### What is expected
The lines from the beginning of the records below through the one holding "ax.spines[side].set_linewidth(1.4)" are to be copied exactly; leave the pictures out.

### Dataset extract

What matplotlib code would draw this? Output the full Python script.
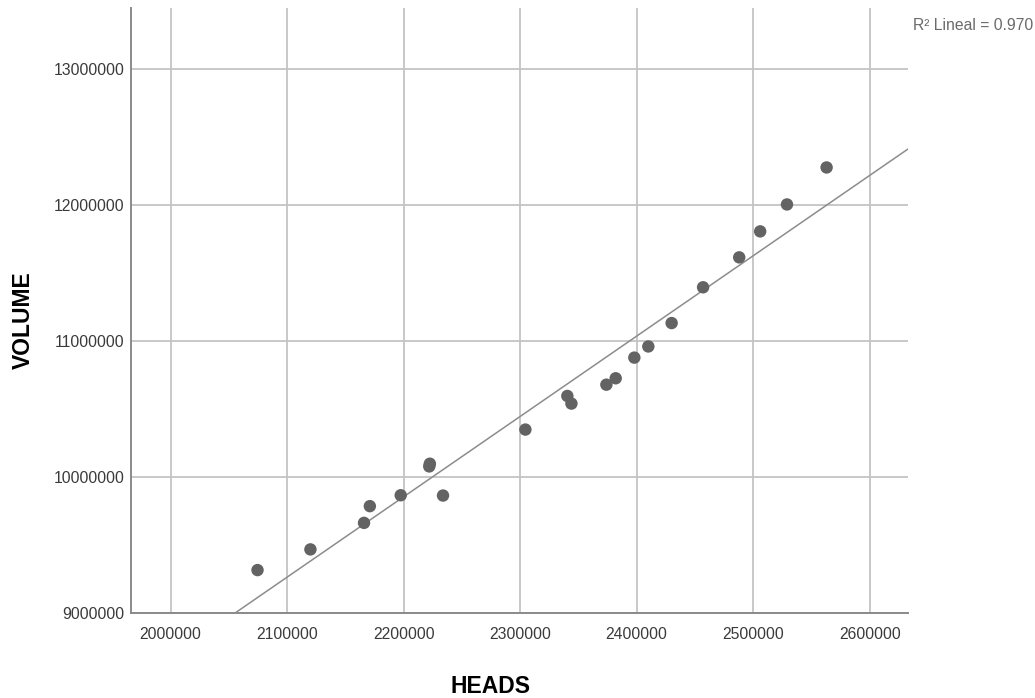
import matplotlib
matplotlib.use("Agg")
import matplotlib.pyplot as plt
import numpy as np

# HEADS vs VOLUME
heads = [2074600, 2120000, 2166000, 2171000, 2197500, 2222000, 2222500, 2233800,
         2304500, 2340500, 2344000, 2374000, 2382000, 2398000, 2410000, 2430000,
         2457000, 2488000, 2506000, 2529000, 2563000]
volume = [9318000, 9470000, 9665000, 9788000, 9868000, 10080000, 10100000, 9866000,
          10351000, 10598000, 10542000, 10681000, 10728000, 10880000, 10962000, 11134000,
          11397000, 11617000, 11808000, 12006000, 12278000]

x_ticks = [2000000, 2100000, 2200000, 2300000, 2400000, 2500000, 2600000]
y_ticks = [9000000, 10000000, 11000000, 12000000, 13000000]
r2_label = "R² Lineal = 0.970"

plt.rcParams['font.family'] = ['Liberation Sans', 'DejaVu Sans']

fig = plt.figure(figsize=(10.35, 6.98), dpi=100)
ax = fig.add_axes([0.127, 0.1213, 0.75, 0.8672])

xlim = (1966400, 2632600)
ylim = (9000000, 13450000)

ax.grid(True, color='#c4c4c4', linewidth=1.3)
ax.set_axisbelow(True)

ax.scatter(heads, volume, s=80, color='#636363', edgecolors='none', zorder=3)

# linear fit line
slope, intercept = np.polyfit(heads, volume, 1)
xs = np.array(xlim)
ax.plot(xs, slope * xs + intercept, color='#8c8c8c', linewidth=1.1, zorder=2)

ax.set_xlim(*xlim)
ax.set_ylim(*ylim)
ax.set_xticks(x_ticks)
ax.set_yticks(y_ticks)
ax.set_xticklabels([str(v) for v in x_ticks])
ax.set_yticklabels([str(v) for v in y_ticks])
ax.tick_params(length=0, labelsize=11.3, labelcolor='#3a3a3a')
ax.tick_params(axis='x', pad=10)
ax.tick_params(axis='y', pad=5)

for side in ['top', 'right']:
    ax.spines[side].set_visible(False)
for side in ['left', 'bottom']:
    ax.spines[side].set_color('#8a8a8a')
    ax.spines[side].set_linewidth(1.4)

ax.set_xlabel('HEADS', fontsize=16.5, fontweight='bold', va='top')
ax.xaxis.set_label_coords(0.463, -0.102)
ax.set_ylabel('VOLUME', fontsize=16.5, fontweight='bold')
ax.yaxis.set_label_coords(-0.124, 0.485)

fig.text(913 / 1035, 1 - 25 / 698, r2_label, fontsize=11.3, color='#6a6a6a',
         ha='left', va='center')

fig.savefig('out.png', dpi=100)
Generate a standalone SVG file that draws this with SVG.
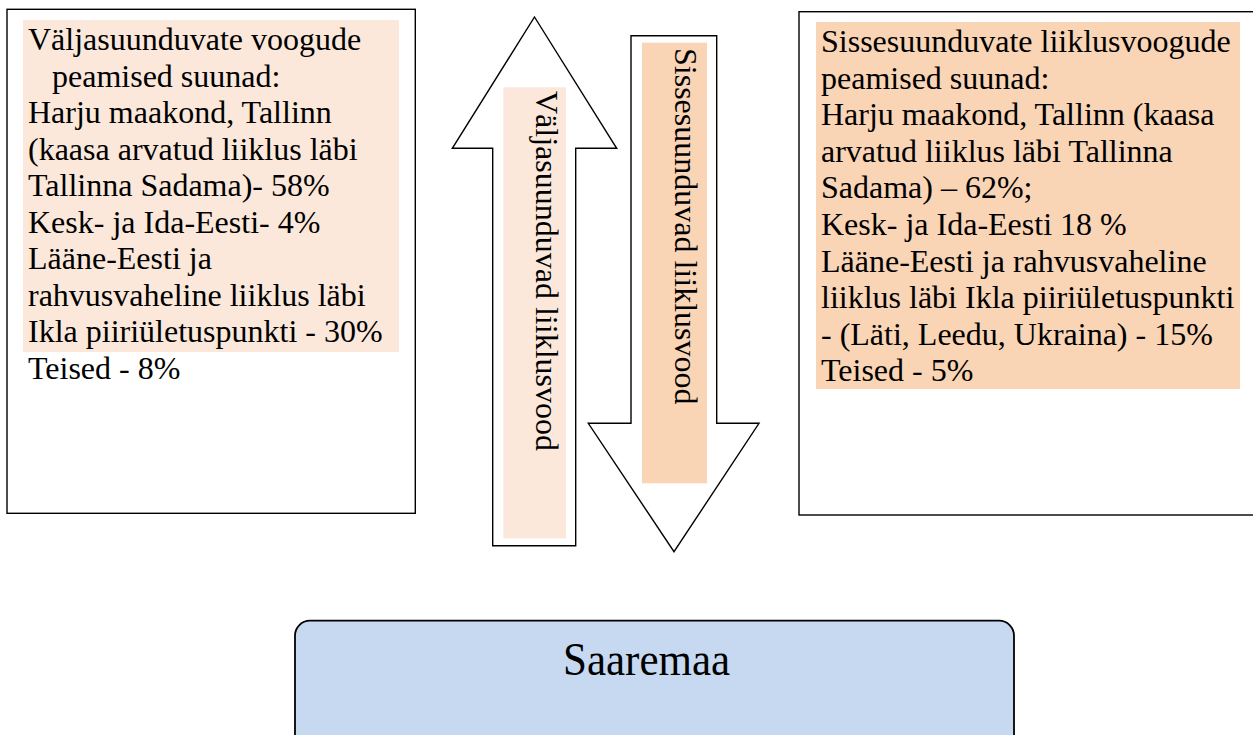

### Completed task
What matplotlib code would draw this? Output the full Python script.
import matplotlib
matplotlib.use("Agg")
import matplotlib.pyplot as plt
import numpy as np

# HEADS vs VOLUME
heads = [2074600, 2120000, 2166000, 2171000, 2197500, 2222000, 2222500, 2233800,
         2304500, 2340500, 2344000, 2374000, 2382000, 2398000, 2410000, 2430000,
         2457000, 2488000, 2506000, 2529000, 2563000]
volume = [9318000, 9470000, 9665000, 9788000, 9868000, 10080000, 10100000, 9866000,
          10351000, 10598000, 10542000, 10681000, 10728000, 10880000, 10962000, 11134000,
          11397000, 11617000, 11808000, 12006000, 12278000]

x_ticks = [2000000, 2100000, 2200000, 2300000, 2400000, 2500000, 2600000]
y_ticks = [9000000, 10000000, 11000000, 12000000, 13000000]
r2_label = "R² Lineal = 0.970"

plt.rcParams['font.family'] = ['Liberation Sans', 'DejaVu Sans']

fig = plt.figure(figsize=(10.35, 6.98), dpi=100)
ax = fig.add_axes([0.127, 0.1213, 0.75, 0.8672])

xlim = (1966400, 2632600)
ylim = (9000000, 13450000)

ax.grid(True, color='#c4c4c4', linewidth=1.3)
ax.set_axisbelow(True)

ax.scatter(heads, volume, s=80, color='#636363', edgecolors='none', zorder=3)

# linear fit line
slope, intercept = np.polyfit(heads, volume, 1)
xs = np.array(xlim)
ax.plot(xs, slope * xs + intercept, color='#8c8c8c', linewidth=1.1, zorder=2)

ax.set_xlim(*xlim)
ax.set_ylim(*ylim)
ax.set_xticks(x_ticks)
ax.set_yticks(y_ticks)
ax.set_xticklabels([str(v) for v in x_ticks])
ax.set_yticklabels([str(v) for v in y_ticks])
ax.tick_params(length=0, labelsize=11.3, labelcolor='#3a3a3a')
ax.tick_params(axis='x', pad=10)
ax.tick_params(axis='y', pad=5)

for side in ['top', 'right']:
    ax.spines[side].set_visible(False)
for side in ['left', 'bottom']:
    ax.spines[side].set_color('#8a8a8a')
    ax.spines[side].set_linewidth(1.4)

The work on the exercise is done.